A little knowledge can be dangerous.
I am so sick of people with no more than a child’s understanding of Hanukkah twisting or inventing its historical facts to make it seem that the holiday validates their own agenda, no matter how odious that agenda is.
In “An ignorant ‘New York Times’ trashes the Maccabees” (December 4), the rabbi sheds lights on some of media giants and individuals shamelessly transforming the “Festival of Lights” and truth into something dark and false.
After reading the article, I appreciate the richness, depth and historical context of the holiday more than ever – and deplore those who retell and pervert it, flaunting their ignorance in the process.
I agree with almost all of Shmuley Boteach’s article, but a sentence near the end of his article showed that he is also subject to prejudicial thinking.
While it’s true that Thanksgiving was celebrated by those seeking their own form of religion, the phrase “ brave men and women who were forced to venture to a new world to practice the faith of their choosing” implies that they were seeking to introduce religious freedom when they were actually importing their own form of fundamentalist Christianity and persecuting those who disagreed with them.
Almost more like Antiochus IV Epiphanes than the Maccabees!
Regarding “PM eulogizes Bush” (December 3), the Gulf War, Operation Desert Storm, began on January 17, 1991. It was not Israel’s war, but we were targeted by 39 Scud missiles during a seven-week period by Iraq and most of us remember that traumatic time when we ran into our “sealed rooms” and put on our gas masks.
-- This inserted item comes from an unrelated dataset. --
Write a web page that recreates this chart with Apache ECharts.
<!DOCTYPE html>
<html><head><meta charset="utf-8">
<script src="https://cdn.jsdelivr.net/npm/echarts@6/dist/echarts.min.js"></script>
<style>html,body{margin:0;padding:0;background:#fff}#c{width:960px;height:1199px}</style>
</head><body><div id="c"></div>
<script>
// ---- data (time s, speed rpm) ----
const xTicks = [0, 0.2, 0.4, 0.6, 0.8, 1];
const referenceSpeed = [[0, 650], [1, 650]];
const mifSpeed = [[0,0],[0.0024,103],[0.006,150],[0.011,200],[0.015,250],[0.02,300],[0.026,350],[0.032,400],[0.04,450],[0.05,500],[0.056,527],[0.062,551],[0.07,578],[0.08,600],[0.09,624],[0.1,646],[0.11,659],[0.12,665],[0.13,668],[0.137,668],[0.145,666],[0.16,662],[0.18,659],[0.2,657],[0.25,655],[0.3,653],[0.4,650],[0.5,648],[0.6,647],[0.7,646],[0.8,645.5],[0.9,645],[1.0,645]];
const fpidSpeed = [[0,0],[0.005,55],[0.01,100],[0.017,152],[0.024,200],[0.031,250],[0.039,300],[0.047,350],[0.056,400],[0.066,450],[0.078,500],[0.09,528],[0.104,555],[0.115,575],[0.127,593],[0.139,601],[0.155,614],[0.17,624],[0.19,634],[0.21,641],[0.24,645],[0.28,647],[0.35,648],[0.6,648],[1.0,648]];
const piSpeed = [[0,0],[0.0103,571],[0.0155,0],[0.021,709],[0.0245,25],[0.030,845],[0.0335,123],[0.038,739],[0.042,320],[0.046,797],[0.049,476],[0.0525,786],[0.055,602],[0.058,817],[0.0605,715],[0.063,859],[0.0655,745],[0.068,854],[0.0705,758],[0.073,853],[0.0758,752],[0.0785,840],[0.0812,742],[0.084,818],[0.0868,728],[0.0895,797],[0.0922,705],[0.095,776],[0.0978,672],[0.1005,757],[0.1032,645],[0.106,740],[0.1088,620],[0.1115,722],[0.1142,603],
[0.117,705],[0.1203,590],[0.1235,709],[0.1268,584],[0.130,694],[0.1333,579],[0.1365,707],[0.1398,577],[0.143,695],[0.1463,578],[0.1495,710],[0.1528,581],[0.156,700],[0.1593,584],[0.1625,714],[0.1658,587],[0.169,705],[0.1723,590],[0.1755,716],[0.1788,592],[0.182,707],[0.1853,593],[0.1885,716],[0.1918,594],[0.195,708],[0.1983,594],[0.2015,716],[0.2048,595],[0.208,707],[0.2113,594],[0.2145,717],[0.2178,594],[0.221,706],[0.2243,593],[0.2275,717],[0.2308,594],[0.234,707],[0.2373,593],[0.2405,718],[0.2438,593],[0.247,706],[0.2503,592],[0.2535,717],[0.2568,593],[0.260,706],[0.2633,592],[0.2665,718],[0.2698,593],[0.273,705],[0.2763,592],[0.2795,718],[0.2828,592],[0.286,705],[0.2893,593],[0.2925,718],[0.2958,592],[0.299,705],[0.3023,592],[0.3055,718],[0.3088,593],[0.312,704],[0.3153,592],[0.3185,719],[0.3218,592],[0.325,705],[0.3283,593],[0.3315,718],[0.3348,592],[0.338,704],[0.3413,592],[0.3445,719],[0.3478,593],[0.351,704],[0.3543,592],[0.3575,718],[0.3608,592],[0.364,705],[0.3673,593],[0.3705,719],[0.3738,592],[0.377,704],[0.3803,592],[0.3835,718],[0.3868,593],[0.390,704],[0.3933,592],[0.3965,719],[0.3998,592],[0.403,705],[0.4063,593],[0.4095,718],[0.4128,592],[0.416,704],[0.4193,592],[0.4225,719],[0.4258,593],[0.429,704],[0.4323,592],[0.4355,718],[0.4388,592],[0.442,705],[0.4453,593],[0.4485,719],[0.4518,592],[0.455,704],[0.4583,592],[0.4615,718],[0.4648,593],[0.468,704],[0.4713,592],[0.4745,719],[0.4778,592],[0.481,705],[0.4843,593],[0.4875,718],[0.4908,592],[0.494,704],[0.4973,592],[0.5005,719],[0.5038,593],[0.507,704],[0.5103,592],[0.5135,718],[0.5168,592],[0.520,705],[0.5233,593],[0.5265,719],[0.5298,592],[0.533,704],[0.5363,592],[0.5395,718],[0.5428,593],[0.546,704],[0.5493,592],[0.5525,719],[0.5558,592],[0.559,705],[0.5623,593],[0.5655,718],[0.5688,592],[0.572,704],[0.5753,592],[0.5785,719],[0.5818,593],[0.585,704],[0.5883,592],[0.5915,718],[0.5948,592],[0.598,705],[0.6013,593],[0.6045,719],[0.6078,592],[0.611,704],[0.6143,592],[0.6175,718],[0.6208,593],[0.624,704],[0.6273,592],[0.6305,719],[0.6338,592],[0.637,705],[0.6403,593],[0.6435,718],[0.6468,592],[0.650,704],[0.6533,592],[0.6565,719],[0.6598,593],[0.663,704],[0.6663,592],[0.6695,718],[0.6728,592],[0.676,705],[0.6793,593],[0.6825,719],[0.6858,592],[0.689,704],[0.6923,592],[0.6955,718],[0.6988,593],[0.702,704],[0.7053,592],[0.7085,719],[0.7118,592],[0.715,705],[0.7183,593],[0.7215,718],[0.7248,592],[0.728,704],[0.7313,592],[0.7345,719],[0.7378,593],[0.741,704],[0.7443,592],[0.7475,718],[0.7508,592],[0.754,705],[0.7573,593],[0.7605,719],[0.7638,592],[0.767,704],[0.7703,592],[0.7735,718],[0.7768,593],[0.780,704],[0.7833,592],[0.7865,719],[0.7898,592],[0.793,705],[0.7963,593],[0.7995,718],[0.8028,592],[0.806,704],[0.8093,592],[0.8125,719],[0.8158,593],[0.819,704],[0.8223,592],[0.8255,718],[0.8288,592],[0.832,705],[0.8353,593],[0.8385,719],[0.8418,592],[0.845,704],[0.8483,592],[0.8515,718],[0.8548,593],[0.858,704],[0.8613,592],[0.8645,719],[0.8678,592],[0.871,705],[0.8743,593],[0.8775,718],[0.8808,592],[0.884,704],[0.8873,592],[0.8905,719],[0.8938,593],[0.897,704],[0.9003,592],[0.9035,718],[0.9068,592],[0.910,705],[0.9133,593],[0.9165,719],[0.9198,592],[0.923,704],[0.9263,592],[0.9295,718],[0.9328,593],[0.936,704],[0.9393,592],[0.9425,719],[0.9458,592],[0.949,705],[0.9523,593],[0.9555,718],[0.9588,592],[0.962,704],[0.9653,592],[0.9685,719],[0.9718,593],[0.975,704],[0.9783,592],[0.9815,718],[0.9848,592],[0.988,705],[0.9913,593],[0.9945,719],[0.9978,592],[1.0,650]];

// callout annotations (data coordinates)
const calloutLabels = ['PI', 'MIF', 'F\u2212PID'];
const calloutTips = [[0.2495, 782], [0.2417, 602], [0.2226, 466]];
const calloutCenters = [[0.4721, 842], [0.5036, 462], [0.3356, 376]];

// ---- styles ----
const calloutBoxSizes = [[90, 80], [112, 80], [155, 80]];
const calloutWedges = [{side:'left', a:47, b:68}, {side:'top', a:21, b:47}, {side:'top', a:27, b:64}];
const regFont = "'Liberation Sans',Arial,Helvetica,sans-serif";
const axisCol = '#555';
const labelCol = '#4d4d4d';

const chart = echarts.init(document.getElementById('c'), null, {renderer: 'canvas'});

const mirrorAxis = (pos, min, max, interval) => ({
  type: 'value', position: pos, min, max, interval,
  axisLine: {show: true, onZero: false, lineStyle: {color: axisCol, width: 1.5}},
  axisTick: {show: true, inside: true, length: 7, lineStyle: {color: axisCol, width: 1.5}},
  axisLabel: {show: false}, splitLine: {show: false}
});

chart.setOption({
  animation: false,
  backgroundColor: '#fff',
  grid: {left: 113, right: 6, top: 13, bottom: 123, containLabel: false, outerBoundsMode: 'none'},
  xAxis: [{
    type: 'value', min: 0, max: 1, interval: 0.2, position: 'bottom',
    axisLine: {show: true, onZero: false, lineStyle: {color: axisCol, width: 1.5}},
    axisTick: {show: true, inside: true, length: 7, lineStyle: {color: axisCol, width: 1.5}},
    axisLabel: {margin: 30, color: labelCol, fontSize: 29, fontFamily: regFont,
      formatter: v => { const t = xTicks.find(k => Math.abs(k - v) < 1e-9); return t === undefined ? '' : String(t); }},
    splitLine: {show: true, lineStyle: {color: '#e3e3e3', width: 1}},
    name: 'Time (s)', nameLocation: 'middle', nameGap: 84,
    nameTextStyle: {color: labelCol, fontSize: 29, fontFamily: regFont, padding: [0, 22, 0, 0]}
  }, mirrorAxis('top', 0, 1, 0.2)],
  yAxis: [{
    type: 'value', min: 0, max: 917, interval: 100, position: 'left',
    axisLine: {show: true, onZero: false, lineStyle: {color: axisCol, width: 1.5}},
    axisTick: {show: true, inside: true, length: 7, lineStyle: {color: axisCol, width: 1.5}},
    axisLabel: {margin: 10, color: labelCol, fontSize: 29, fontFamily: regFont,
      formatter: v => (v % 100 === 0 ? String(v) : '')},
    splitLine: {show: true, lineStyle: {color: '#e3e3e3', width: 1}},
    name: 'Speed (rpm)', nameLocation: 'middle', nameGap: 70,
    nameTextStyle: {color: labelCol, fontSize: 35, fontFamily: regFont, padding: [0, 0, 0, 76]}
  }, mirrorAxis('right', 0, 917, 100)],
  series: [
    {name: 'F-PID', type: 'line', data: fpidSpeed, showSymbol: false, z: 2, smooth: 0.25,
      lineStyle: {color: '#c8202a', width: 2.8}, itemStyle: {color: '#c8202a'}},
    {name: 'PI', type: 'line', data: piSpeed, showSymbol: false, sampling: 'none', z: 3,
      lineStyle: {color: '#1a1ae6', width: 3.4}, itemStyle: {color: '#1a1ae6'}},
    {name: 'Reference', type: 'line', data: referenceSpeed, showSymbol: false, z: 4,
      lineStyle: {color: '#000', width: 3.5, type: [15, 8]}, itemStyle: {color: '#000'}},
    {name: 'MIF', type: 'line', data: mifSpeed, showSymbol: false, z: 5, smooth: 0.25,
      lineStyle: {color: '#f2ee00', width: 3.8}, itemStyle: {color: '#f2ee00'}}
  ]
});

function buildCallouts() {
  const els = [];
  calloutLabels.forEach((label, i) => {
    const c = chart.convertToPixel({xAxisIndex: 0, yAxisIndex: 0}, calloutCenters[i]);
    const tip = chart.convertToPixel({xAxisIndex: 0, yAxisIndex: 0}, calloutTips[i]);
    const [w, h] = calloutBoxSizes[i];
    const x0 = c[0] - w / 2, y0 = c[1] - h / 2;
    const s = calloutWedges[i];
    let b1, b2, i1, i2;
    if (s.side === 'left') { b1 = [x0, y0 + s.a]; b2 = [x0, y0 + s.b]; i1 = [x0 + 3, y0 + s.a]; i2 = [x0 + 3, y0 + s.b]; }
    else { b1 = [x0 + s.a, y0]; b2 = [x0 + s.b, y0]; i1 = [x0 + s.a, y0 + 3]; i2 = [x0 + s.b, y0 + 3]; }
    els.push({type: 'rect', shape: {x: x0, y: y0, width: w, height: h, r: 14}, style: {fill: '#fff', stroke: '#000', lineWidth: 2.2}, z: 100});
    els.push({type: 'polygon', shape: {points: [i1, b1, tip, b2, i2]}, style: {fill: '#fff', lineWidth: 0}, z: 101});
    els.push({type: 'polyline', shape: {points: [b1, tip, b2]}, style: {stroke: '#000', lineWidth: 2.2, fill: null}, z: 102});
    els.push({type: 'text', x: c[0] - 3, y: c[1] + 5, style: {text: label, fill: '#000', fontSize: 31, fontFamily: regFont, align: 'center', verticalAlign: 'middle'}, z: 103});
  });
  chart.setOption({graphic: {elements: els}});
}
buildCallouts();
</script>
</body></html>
Our government under prime minister Yitzhak Shamir wanted to respond to these attacks, but acquiesced to president George H. W. Bush’s request not to counterattack. The US feared that the Arab nations would then leave the coalition or join Iraq.
It is no secret that there was enmity between Shamir and Bush, but Bush did authorize two batteries of Patriot missiles to be shipped and used in our defense. Ultimately, we did benefit from the destruction of Iraq’s military capabilities, though the cost was enormous.